Question

A block of mass \( m \) attached to one end of the vertical spring produces extension \( x \). If the block is pulled and released, the periodic time of oscillation is

• A. \( 2\pi \sqrt{\frac{2x}{g}} \)
• B. \( 2\pi \sqrt{\frac{x}{g}} \)
• C. \( 2\pi \sqrt{\frac{x}{2g}} \)
• D. \( 2\pi \sqrt{\frac{x}{4g}} \)

Hint:

The period of oscillation for a mass-spring system depends on the spring constant and the mass, and is independent of the amplitude (for small oscillations).

Answer 1

The Correct Option is B

Step 1: Understanding the oscillatory motion.
The periodic time of oscillation of a block attached to a spring is given by: \[ T = 2\pi \sqrt{\frac{m}{k}} \] where \( m \) is the mass of the block and \( k \) is the spring constant.
Step 2: Relation between force and spring constant.
The force due to the spring is \( F = kx \), where \( x \) is the extension.
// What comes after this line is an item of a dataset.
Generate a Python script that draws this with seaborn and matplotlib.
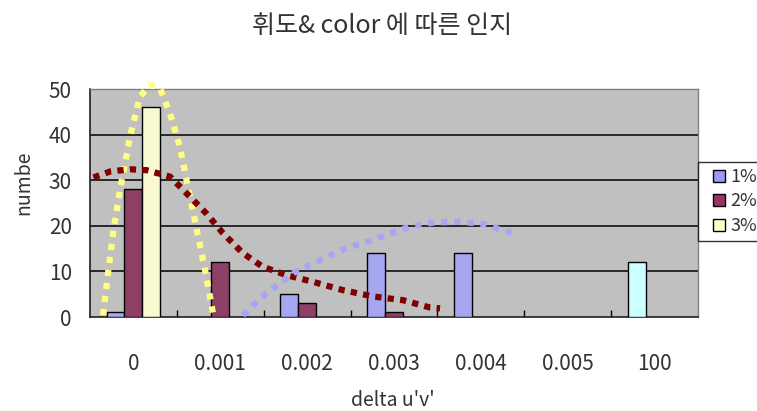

Also, the weight of the block is \( mg \). So, at equilibrium: \[ kx = mg \implies k = \frac{mg}{x} \]
Step 3: Substituting the values.
Substitute the value of \( k \) into the formula for the time period: \[ T = 2\pi \sqrt{\frac{m}{\frac{mg}{x}}} = 2\pi \sqrt{\frac{x}{g}} \]
Step 4: Conclusion.
The periodic time of oscillation is \( 2\pi \sqrt{\frac{x}{g}} \), so the correct answer is (B).